- [Supplied material]
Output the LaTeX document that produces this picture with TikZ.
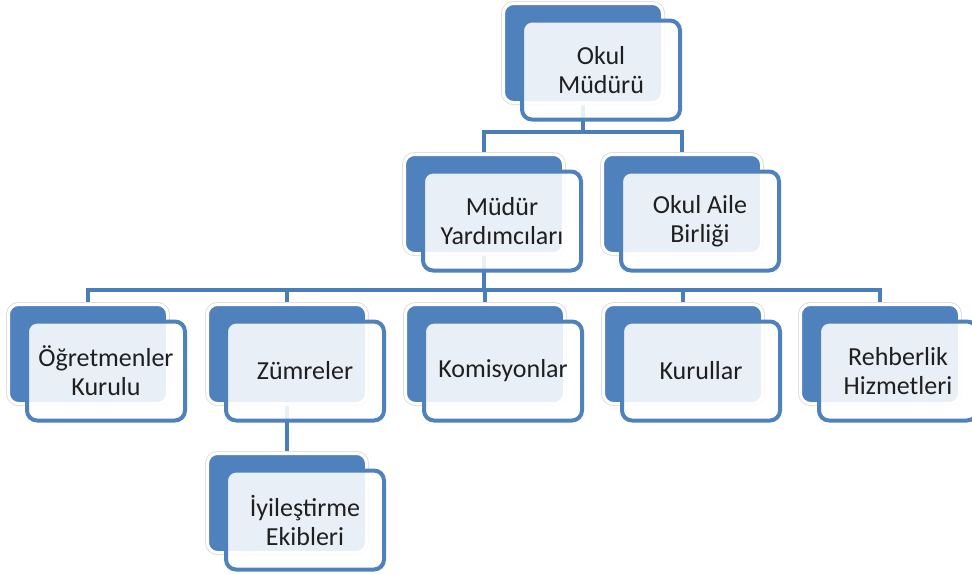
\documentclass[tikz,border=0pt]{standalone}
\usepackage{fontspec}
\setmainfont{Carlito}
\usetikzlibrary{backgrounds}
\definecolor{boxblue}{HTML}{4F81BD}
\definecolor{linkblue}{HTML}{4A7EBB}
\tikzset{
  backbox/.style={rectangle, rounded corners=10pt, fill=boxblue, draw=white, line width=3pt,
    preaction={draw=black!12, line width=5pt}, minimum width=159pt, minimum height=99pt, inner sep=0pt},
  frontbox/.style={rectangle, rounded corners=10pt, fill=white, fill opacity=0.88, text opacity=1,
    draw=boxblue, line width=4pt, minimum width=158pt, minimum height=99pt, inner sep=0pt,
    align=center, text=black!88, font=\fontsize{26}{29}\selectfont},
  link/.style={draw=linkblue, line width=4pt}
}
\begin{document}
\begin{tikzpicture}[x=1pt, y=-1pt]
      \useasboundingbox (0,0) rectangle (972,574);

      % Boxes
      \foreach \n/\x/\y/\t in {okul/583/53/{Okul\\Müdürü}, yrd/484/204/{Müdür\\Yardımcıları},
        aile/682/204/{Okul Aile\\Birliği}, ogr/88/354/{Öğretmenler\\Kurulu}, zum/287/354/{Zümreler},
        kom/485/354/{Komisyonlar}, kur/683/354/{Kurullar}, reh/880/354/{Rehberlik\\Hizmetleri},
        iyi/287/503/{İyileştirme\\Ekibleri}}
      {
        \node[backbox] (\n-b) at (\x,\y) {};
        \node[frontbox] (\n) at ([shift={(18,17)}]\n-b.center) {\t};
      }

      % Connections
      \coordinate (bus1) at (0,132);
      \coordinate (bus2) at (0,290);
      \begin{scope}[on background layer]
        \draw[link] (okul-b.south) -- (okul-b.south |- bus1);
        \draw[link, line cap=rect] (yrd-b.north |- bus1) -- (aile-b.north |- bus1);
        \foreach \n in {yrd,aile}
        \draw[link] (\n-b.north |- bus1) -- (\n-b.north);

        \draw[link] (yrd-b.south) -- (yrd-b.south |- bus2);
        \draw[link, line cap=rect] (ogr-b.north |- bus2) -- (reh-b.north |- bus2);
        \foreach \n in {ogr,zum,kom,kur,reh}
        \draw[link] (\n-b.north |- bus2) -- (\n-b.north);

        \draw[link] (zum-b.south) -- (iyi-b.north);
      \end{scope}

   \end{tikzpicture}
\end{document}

- [Given instruction] Your task is to repeat the data above exactly while excluding the pictures.

- [The completed task]
Output the LaTeX document that produces this picture with TikZ.
\documentclass[tikz,border=0pt]{standalone}
\usepackage{fontspec}
\setmainfont{Carlito}
\usetikzlibrary{backgrounds}
\definecolor{boxblue}{HTML}{4F81BD}
\definecolor{linkblue}{HTML}{4A7EBB}
\tikzset{
  backbox/.style={rectangle, rounded corners=10pt, fill=boxblue, draw=white, line width=3pt,
    preaction={draw=black!12, line width=5pt}, minimum width=159pt, minimum height=99pt, inner sep=0pt},
  frontbox/.style={rectangle, rounded corners=10pt, fill=white, fill opacity=0.88, text opacity=1,
    draw=boxblue, line width=4pt, minimum width=158pt, minimum height=99pt, inner sep=0pt,
    align=center, text=black!88, font=\fontsize{26}{29}\selectfont},
  link/.style={draw=linkblue, line width=4pt}
}
\begin{document}
\begin{tikzpicture}[x=1pt, y=-1pt]
      \useasboundingbox (0,0) rectangle (972,574);

      % Boxes
      \foreach \n/\x/\y/\t in {okul/583/53/{Okul\\Müdürü}, yrd/484/204/{Müdür\\Yardımcıları},
        aile/682/204/{Okul Aile\\Birliği}, ogr/88/354/{Öğretmenler\\Kurulu}, zum/287/354/{Zümreler},
        kom/485/354/{Komisyonlar}, kur/683/354/{Kurullar}, reh/880/354/{Rehberlik\\Hizmetleri},
        iyi/287/503/{İyileştirme\\Ekibleri}}
      {
        \node[backbox] (\n-b) at (\x,\y) {};
        \node[frontbox] (\n) at ([shift={(18,17)}]\n-b.center) {\t};
      }

      % Connections
      \coordinate (bus1) at (0,132);
      \coordinate (bus2) at (0,290);
      \begin{scope}[on background layer]
        \draw[link] (okul-b.south) -- (okul-b.south |- bus1);
        \draw[link, line cap=rect] (yrd-b.north |- bus1) -- (aile-b.north |- bus1);
        \foreach \n in {yrd,aile}
        \draw[link] (\n-b.north |- bus1) -- (\n-b.north);

        \draw[link] (yrd-b.south) -- (yrd-b.south |- bus2);
        \draw[link, line cap=rect] (ogr-b.north |- bus2) -- (reh-b.north |- bus2);
        \foreach \n in {ogr,zum,kom,kur,reh}
        \draw[link] (\n-b.north |- bus2) -- (\n-b.north);

        \draw[link] (zum-b.south) -- (iyi-b.north);
      \end{scope}

   \end{tikzpicture}
\end{document}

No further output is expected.